* _AIM_
Lines containing the word "this" are to be counted; state their number and nothing further.

________

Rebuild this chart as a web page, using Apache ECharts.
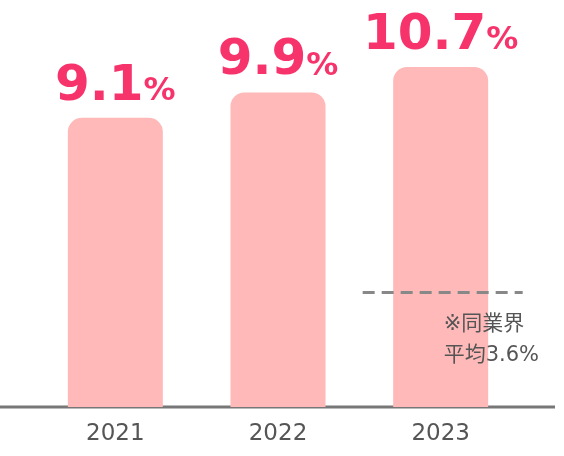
<!DOCTYPE html><html><head><meta charset="utf-8">
<script src="https://cdn.jsdelivr.net/npm/echarts@6/dist/echarts.min.js"></script>
<style>html,body{margin:0;padding:0;background:#fff}#c{width:564px;height:456px}</style></head><body><div id="c"></div><script>
const categories=['2021','2022','2023'];
const values=[9.1,9.9,10.7];
const avgValue=3.6;
const avgLabel='※同業界\n平均3.6%';
const chart=echarts.init(document.getElementById('c'));
const font='"DejaVu Sans","Noto Sans CJK JP",sans-serif';
chart.setOption({
 animation:false,
 grid:{left:34,right:42,top:67,bottom:49},
 xAxis:{type:'category',data:categories,axisLine:{show:false},axisTick:{show:false},
  axisLabel:{color:'#555',fontSize:23,margin:16,fontFamily:font}},
 yAxis:{type:'value',min:0,max:10.7,show:false,splitLine:{show:false}},
 graphic:[{type:'line',shape:{x1:0,y1:407,x2:555,y2:407},style:{stroke:'#777',lineWidth:3}}],
 series:[{type:'bar',data:values,barWidth:95,itemStyle:{color:'#ffb9b9',borderRadius:[14,14,0,0]},
  label:{show:true,position:'top',distance:6,formatter:p=>'{n|'+p.value.toFixed(1)+'}{p|%}',
   rich:{n:{fontSize:50,fontWeight:'bold',color:'#f7336b',fontFamily:'"DejaVu Sans",sans-serif'},
         p:{fontSize:32,fontWeight:'bold',color:'#f7336b',fontFamily:'"DejaVu Sans",sans-serif',padding:[10,0,0,0]}}}},
 {type:'custom',data:[[2,avgValue]],z:5,renderItem:(params,api)=>{
   const c=api.coord([api.value(0),api.value(1)]);
   return {type:'group',children:[
    {type:'line',shape:{x1:c[0]-78,y1:c[1],x2:c[0]+82,y2:c[1]},style:{stroke:'#888',lineWidth:3,lineDash:[12,7]}},
    {type:'text',x:c[0]+3,y:c[1]+16,style:{text:avgLabel,fill:'#555',fontSize:21,lineHeight:31,fontFamily:font}}
   ]};}}]
});
</script></body></html>
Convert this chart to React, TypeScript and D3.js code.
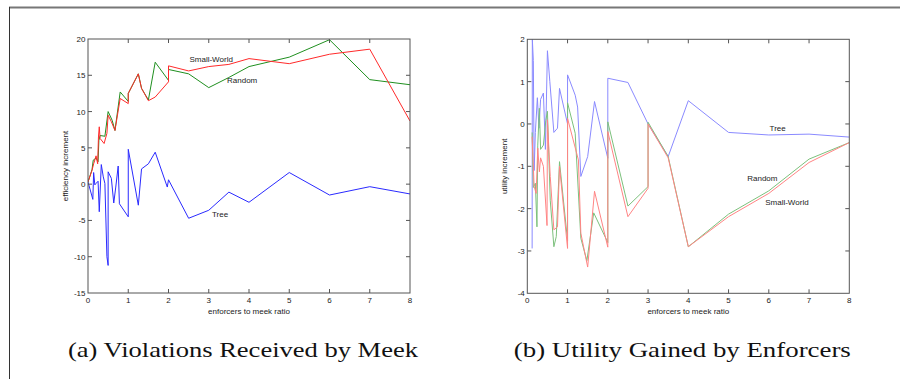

________

* _RESULT_
2